Israeli NASDAQ companies trying to bring lab-grown meat to the masses

Pluristem CEO Yaky Yanay called the initial product “cultured meat” and said it is grown from real meat cells, tissue, fat and muscle.

 IN COLLABORATION with the Tnuva Group, Pluristem will develop raw material for the cultured meat market.  (photo credit: Wikimedia Commons)
IN COLLABORATION with the Tnuva Group, Pluristem will develop raw material for the cultured meat market.
(photo credit: Wikimedia Commons)

An Israeli biotech company and food giant Tnuva rang the bell at NASDAQ Monday, celebrating their partnership to produce lab-grown meat, fish and dairy.

Pluristem Therapeutics and Tnuva joined the race to create meat and dairy products from animal cells, using technology they say is more sustainable than natural methods and hoping to meet the demand for cruelty-free alternatives.

Tnuva is investing $7.5 million in the partnership, called NewCo, with an option to invest up to an additional $7.5 million over a year-long period.  

Pluristem CEO Yaky Yanay called the initial product “cultured meat” and said it is grown from real meat cells, tissue, fat and muscle. “We’re not talking about a substitute,” Yanay told The New York Jewish Week. “We will be able to provide a product that will be healthy and eventually affordable.” 

Tnuva Chairman Haim Gavrieli said that what is important to the product is the taste, the texture, the sensory feelings and “of course, the price.”

A Tnuva truck enters the company's logistic centre in the southern town of Kiryat Malachi, Israel May 22, 2014.  (credit: REUTERS/AMMAR ABDULLAH/FILE PHOTO)A Tnuva truck enters the company's logistic centre in the southern town of Kiryat Malachi, Israel May 22, 2014. (credit: REUTERS/AMMAR ABDULLAH/FILE PHOTO)

“All around the world, there is a concern about food security,” Gavrieli said. “I think that this kind of collaboration will solve part of this problem in the next five to 10 years.”

Other Israeli companies are also trying to bring cultured meat to market.

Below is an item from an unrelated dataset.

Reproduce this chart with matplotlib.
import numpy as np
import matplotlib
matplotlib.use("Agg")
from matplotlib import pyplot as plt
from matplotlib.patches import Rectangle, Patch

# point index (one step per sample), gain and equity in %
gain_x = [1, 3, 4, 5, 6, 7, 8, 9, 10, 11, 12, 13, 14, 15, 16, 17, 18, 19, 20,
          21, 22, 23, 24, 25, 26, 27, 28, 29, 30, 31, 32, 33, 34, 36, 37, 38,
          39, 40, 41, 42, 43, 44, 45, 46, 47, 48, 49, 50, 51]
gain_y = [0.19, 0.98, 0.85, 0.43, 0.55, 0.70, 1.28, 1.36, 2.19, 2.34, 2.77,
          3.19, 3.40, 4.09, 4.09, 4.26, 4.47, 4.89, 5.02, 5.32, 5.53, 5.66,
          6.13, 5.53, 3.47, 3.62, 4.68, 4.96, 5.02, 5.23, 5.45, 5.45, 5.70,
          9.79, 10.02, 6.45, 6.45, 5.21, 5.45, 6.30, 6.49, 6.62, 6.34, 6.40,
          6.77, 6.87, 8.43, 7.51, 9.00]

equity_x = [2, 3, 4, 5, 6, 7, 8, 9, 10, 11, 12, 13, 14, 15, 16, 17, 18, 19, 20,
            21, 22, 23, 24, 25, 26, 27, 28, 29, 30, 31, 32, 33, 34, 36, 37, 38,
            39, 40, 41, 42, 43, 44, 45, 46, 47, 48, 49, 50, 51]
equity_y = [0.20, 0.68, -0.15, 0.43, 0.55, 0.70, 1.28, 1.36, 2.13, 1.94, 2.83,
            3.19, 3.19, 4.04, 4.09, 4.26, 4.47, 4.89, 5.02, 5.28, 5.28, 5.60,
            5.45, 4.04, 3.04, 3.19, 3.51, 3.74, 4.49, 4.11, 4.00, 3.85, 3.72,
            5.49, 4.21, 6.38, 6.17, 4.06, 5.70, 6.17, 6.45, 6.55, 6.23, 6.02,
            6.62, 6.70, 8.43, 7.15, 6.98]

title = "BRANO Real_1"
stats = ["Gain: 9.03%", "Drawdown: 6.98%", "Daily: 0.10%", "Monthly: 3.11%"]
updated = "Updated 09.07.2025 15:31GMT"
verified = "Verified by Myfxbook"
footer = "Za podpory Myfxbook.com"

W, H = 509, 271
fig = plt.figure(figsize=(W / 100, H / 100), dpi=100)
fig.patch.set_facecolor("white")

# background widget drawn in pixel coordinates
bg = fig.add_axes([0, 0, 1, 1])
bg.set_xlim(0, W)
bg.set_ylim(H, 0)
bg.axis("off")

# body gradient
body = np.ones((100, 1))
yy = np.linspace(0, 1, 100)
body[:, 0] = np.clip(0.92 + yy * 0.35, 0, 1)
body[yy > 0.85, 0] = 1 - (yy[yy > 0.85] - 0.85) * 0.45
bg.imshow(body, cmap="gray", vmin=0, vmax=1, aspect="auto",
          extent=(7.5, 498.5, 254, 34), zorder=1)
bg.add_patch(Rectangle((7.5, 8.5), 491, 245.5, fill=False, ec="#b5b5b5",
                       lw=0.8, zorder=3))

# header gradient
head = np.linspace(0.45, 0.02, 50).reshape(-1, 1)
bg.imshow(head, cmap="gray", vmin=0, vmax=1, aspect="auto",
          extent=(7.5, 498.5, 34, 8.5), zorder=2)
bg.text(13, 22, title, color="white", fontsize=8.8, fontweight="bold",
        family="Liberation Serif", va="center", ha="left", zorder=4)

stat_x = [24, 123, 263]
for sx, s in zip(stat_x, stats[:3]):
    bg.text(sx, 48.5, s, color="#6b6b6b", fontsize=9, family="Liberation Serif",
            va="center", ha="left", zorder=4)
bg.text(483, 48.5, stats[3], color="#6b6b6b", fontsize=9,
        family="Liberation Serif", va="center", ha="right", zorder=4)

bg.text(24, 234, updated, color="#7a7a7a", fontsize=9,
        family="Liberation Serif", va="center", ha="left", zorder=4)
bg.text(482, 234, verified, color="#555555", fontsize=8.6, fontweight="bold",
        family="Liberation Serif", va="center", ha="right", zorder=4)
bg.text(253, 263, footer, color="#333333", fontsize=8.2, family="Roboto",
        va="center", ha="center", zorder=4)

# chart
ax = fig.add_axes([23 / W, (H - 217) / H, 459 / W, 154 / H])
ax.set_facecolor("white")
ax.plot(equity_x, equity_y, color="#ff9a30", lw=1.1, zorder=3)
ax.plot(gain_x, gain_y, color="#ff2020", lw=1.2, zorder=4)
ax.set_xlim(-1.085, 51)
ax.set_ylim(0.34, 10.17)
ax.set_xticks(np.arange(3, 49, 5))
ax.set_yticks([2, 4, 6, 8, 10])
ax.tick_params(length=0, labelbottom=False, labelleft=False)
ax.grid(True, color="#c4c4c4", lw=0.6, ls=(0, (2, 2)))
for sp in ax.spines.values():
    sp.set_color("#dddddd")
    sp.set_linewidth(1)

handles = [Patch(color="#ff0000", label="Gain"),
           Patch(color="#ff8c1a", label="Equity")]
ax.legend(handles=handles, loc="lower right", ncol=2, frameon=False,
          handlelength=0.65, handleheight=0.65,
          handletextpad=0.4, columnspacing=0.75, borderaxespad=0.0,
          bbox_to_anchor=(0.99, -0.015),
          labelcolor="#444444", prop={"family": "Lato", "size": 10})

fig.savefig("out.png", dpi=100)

Future Meat recently raised $347 million to launch a production facility in the US, and Aleph Farms has unveiled “cultivated” steak and ribeye.

Yanay, a vegetarian of 25 years, said that there may be some resistance to lab-grown meat, but ultimately, this cultured product will lead to “a more sustainable planet.”

“Human beings need to create, to build, to heal — not to destroy,” he said. “As a Jewish person and as an Israeli, we need to make this world a better one. What we are doing will contribute to that.” 

He added that there are many vegetarians who are choosing not to eat meat because of environmental concerns or because they do not want the animal to suffer. Cultured meat could provide them an option. “I’m waiting to see and eat the first burger coming from our labs,” Yanay said. “We are getting a lot of support from vegan associations that are telling us they would like to see this type of product.” 

Yanay said they have had discussions with rabbis and are expecting the product to be certified as kosher and pareve — that is, neither meat nor dairy according to kosher rules.

“We are looking at the next generation of gastronomy in the Jewish kitchen,” he said.  

Gavrieli said that as Tnuva is the largest kosher food company in the world and, as such, they will be able to help bring rabbis on board with this. “It is a religious decision,” he said. “But it is promising. It’s under discussion with leading rabbis in Israel right now.”  

Pluristem is publicly traded on NASDAQ as well as the Tel Aviv Stock Exchange. Its muscle regeneration technology is already being used in hospitals around the world.

“What we celebrated by ringing the bell at NASDAQ was that we are joining forces,” Yanay said. “We’re going to be focused on cultured food, and we feel very blessed about this collaboration.”